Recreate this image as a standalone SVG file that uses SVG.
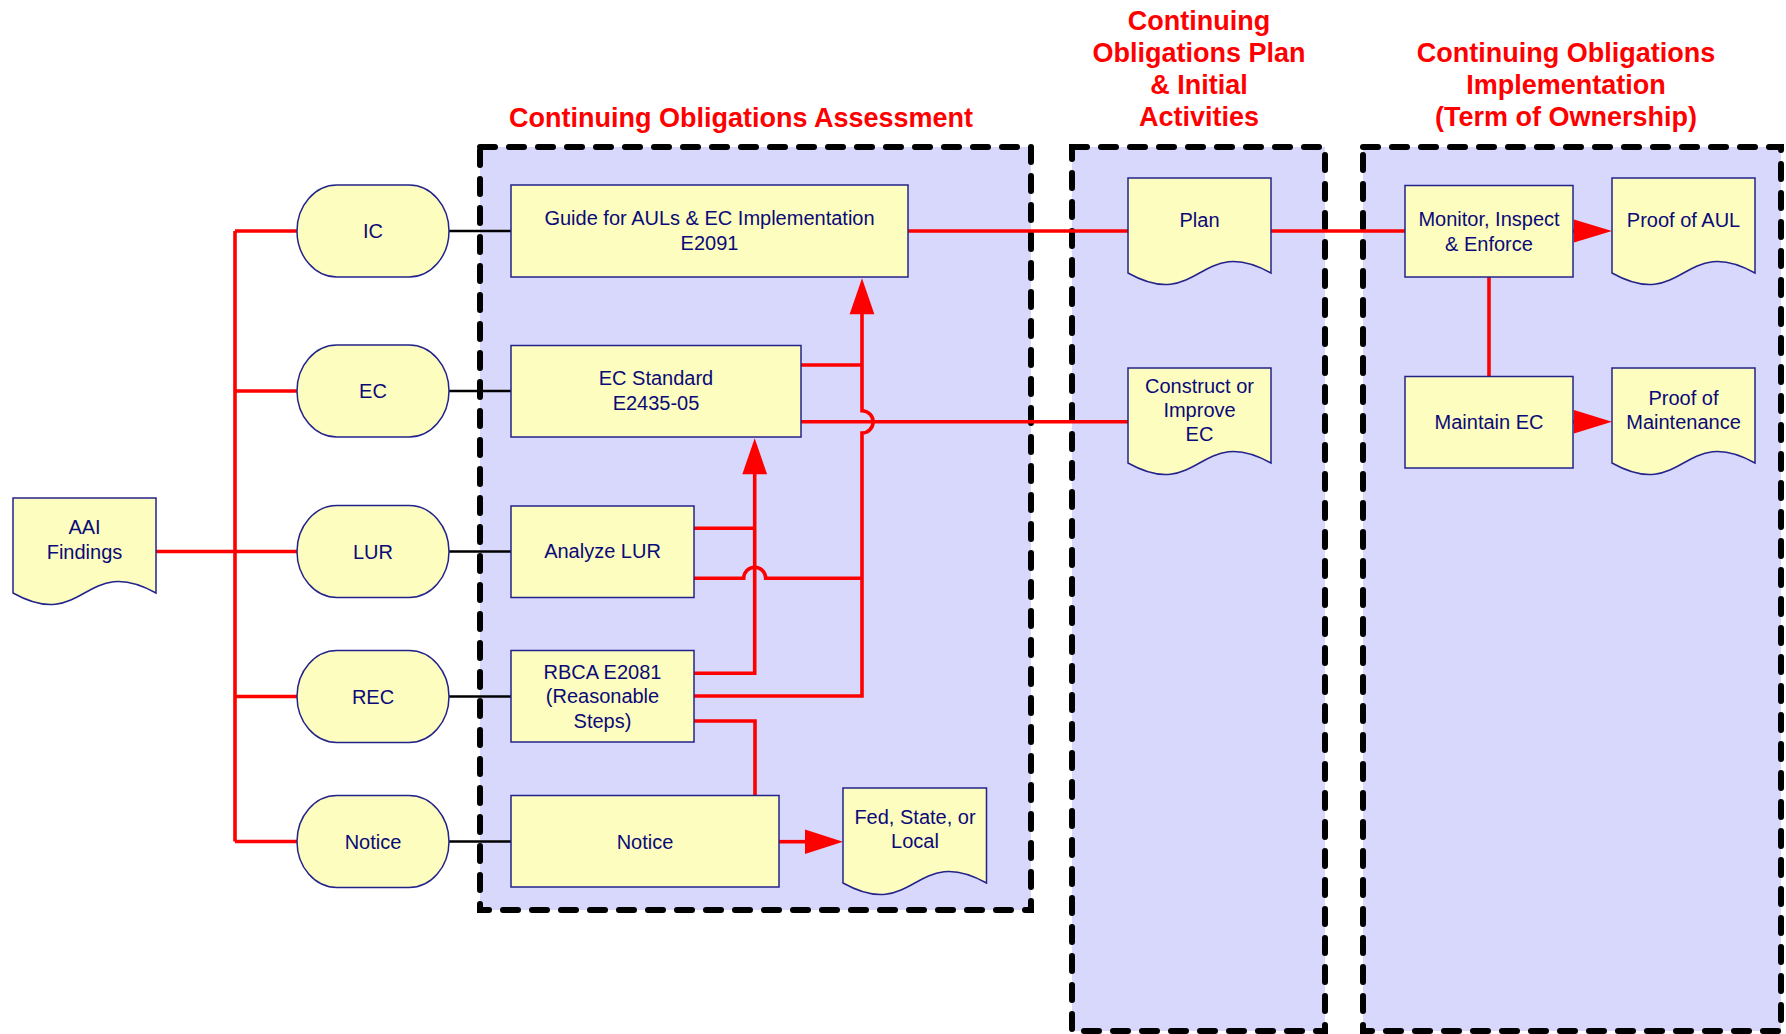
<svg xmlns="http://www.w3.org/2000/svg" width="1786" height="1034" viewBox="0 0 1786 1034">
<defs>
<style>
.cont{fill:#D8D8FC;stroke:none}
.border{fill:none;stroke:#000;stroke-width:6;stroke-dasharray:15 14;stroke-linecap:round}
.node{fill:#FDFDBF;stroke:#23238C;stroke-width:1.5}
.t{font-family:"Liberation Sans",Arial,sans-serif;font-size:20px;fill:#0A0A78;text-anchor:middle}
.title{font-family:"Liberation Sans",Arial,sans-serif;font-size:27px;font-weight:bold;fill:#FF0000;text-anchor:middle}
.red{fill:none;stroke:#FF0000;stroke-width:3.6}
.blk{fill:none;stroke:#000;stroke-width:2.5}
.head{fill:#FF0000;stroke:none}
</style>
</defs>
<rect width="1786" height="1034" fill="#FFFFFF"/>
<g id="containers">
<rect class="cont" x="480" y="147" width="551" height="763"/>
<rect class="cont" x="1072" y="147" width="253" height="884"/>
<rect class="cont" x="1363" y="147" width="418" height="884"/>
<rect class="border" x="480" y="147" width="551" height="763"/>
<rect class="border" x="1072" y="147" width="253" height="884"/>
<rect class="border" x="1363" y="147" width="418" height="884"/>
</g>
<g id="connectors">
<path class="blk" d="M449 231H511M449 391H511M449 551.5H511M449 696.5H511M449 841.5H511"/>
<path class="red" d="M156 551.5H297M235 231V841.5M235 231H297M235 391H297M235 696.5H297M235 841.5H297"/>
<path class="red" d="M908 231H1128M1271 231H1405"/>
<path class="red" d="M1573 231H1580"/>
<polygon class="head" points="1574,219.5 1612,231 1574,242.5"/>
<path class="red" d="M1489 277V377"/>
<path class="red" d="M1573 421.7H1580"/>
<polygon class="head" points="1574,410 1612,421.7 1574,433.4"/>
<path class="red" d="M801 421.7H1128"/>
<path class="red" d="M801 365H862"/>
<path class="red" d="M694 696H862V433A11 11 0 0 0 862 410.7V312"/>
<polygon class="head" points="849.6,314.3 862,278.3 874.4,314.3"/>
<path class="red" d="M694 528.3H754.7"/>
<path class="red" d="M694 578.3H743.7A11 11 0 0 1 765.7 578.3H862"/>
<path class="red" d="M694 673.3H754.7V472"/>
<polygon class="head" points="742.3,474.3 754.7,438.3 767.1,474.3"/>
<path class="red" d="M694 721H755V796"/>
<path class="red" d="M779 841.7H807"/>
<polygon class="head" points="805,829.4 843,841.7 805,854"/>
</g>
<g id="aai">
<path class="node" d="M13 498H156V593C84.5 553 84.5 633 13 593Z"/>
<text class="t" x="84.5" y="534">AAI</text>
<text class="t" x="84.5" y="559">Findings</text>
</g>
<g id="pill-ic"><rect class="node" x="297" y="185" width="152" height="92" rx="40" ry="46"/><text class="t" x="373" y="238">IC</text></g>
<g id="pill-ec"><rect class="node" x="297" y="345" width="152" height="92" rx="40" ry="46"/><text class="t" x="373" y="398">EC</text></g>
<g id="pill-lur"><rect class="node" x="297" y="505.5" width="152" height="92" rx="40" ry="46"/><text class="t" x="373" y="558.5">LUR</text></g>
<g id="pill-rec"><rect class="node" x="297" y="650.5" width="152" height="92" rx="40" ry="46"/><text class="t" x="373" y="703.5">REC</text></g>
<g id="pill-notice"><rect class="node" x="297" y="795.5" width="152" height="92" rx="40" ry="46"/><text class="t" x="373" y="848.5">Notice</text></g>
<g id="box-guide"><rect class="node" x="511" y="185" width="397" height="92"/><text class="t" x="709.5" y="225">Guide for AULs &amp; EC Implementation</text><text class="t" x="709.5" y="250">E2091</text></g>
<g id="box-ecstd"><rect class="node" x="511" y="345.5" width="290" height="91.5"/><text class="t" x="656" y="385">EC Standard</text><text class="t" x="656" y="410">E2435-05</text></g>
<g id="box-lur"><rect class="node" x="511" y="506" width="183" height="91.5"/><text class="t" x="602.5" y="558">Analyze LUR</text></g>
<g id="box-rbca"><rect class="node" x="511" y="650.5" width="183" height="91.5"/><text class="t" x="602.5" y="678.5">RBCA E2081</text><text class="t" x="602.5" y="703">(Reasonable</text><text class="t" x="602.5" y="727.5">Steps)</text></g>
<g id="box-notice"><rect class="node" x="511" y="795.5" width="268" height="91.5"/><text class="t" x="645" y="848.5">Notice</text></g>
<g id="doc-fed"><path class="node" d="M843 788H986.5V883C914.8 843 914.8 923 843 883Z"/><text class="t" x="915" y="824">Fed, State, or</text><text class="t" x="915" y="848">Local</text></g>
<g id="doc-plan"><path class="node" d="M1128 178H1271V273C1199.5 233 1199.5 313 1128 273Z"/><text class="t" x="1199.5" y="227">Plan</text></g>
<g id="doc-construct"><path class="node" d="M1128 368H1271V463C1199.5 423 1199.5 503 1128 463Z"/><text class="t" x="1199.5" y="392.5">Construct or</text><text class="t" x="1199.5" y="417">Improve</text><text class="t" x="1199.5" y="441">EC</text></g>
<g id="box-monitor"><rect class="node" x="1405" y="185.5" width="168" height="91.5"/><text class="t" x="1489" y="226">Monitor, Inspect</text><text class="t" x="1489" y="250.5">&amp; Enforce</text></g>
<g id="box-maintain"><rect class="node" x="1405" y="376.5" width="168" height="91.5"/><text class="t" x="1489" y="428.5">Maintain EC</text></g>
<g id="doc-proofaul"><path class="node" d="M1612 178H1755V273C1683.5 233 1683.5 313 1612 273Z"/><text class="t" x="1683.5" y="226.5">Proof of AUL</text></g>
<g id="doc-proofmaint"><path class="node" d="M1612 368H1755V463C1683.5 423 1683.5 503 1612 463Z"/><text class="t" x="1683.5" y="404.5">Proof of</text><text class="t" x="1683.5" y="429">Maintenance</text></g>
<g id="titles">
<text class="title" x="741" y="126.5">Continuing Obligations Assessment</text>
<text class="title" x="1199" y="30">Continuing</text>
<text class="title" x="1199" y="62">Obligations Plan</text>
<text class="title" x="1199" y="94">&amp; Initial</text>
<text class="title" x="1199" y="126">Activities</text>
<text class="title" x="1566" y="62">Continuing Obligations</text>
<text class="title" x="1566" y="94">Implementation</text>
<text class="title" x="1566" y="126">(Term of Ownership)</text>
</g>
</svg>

** Exercise instructions **
Omit the pictures, then quote the rest of the material above exactly.

** Response **
Recreate this image as a standalone SVG file that uses SVG.
<svg xmlns="http://www.w3.org/2000/svg" width="1786" height="1034" viewBox="0 0 1786 1034">
<defs>
<style>
.cont{fill:#D8D8FC;stroke:none}
.border{fill:none;stroke:#000;stroke-width:6;stroke-dasharray:15 14;stroke-linecap:round}
.node{fill:#FDFDBF;stroke:#23238C;stroke-width:1.5}
.t{font-family:"Liberation Sans",Arial,sans-serif;font-size:20px;fill:#0A0A78;text-anchor:middle}
.title{font-family:"Liberation Sans",Arial,sans-serif;font-size:27px;font-weight:bold;fill:#FF0000;text-anchor:middle}
.red{fill:none;stroke:#FF0000;stroke-width:3.6}
.blk{fill:none;stroke:#000;stroke-width:2.5}
.head{fill:#FF0000;stroke:none}
</style>
</defs>
<rect width="1786" height="1034" fill="#FFFFFF"/>
<g id="containers">
<rect class="cont" x="480" y="147" width="551" height="763"/>
<rect class="cont" x="1072" y="147" width="253" height="884"/>
<rect class="cont" x="1363" y="147" width="418" height="884"/>
<rect class="border" x="480" y="147" width="551" height="763"/>
<rect class="border" x="1072" y="147" width="253" height="884"/>
<rect class="border" x="1363" y="147" width="418" height="884"/>
</g>
<g id="connectors">
<path class="blk" d="M449 231H511M449 391H511M449 551.5H511M449 696.5H511M449 841.5H511"/>
<path class="red" d="M156 551.5H297M235 231V841.5M235 231H297M235 391H297M235 696.5H297M235 841.5H297"/>
<path class="red" d="M908 231H1128M1271 231H1405"/>
<path class="red" d="M1573 231H1580"/>
<polygon class="head" points="1574,219.5 1612,231 1574,242.5"/>
<path class="red" d="M1489 277V377"/>
<path class="red" d="M1573 421.7H1580"/>
<polygon class="head" points="1574,410 1612,421.7 1574,433.4"/>
<path class="red" d="M801 421.7H1128"/>
<path class="red" d="M801 365H862"/>
<path class="red" d="M694 696H862V433A11 11 0 0 0 862 410.7V312"/>
<polygon class="head" points="849.6,314.3 862,278.3 874.4,314.3"/>
<path class="red" d="M694 528.3H754.7"/>
<path class="red" d="M694 578.3H743.7A11 11 0 0 1 765.7 578.3H862"/>
<path class="red" d="M694 673.3H754.7V472"/>
<polygon class="head" points="742.3,474.3 754.7,438.3 767.1,474.3"/>
<path class="red" d="M694 721H755V796"/>
<path class="red" d="M779 841.7H807"/>
<polygon class="head" points="805,829.4 843,841.7 805,854"/>
</g>
<g id="aai">
<path class="node" d="M13 498H156V593C84.5 553 84.5 633 13 593Z"/>
<text class="t" x="84.5" y="534">AAI</text>
<text class="t" x="84.5" y="559">Findings</text>
</g>
<g id="pill-ic"><rect class="node" x="297" y="185" width="152" height="92" rx="40" ry="46"/><text class="t" x="373" y="238">IC</text></g>
<g id="pill-ec"><rect class="node" x="297" y="345" width="152" height="92" rx="40" ry="46"/><text class="t" x="373" y="398">EC</text></g>
<g id="pill-lur"><rect class="node" x="297" y="505.5" width="152" height="92" rx="40" ry="46"/><text class="t" x="373" y="558.5">LUR</text></g>
<g id="pill-rec"><rect class="node" x="297" y="650.5" width="152" height="92" rx="40" ry="46"/><text class="t" x="373" y="703.5">REC</text></g>
<g id="pill-notice"><rect class="node" x="297" y="795.5" width="152" height="92" rx="40" ry="46"/><text class="t" x="373" y="848.5">Notice</text></g>
<g id="box-guide"><rect class="node" x="511" y="185" width="397" height="92"/><text class="t" x="709.5" y="225">Guide for AULs &amp; EC Implementation</text><text class="t" x="709.5" y="250">E2091</text></g>
<g id="box-ecstd"><rect class="node" x="511" y="345.5" width="290" height="91.5"/><text class="t" x="656" y="385">EC Standard</text><text class="t" x="656" y="410">E2435-05</text></g>
<g id="box-lur"><rect class="node" x="511" y="506" width="183" height="91.5"/><text class="t" x="602.5" y="558">Analyze LUR</text></g>
<g id="box-rbca"><rect class="node" x="511" y="650.5" width="183" height="91.5"/><text class="t" x="602.5" y="678.5">RBCA E2081</text><text class="t" x="602.5" y="703">(Reasonable</text><text class="t" x="602.5" y="727.5">Steps)</text></g>
<g id="box-notice"><rect class="node" x="511" y="795.5" width="268" height="91.5"/><text class="t" x="645" y="848.5">Notice</text></g>
<g id="doc-fed"><path class="node" d="M843 788H986.5V883C914.8 843 914.8 923 843 883Z"/><text class="t" x="915" y="824">Fed, State, or</text><text class="t" x="915" y="848">Local</text></g>
<g id="doc-plan"><path class="node" d="M1128 178H1271V273C1199.5 233 1199.5 313 1128 273Z"/><text class="t" x="1199.5" y="227">Plan</text></g>
<g id="doc-construct"><path class="node" d="M1128 368H1271V463C1199.5 423 1199.5 503 1128 463Z"/><text class="t" x="1199.5" y="392.5">Construct or</text><text class="t" x="1199.5" y="417">Improve</text><text class="t" x="1199.5" y="441">EC</text></g>
<g id="box-monitor"><rect class="node" x="1405" y="185.5" width="168" height="91.5"/><text class="t" x="1489" y="226">Monitor, Inspect</text><text class="t" x="1489" y="250.5">&amp; Enforce</text></g>
<g id="box-maintain"><rect class="node" x="1405" y="376.5" width="168" height="91.5"/><text class="t" x="1489" y="428.5">Maintain EC</text></g>
<g id="doc-proofaul"><path class="node" d="M1612 178H1755V273C1683.5 233 1683.5 313 1612 273Z"/><text class="t" x="1683.5" y="226.5">Proof of AUL</text></g>
<g id="doc-proofmaint"><path class="node" d="M1612 368H1755V463C1683.5 423 1683.5 503 1612 463Z"/><text class="t" x="1683.5" y="404.5">Proof of</text><text class="t" x="1683.5" y="429">Maintenance</text></g>
<g id="titles">
<text class="title" x="741" y="126.5">Continuing Obligations Assessment</text>
<text class="title" x="1199" y="30">Continuing</text>
<text class="title" x="1199" y="62">Obligations Plan</text>
<text class="title" x="1199" y="94">&amp; Initial</text>
<text class="title" x="1199" y="126">Activities</text>
<text class="title" x="1566" y="62">Continuing Obligations</text>
<text class="title" x="1566" y="94">Implementation</text>
<text class="title" x="1566" y="126">(Term of Ownership)</text>
</g>
</svg>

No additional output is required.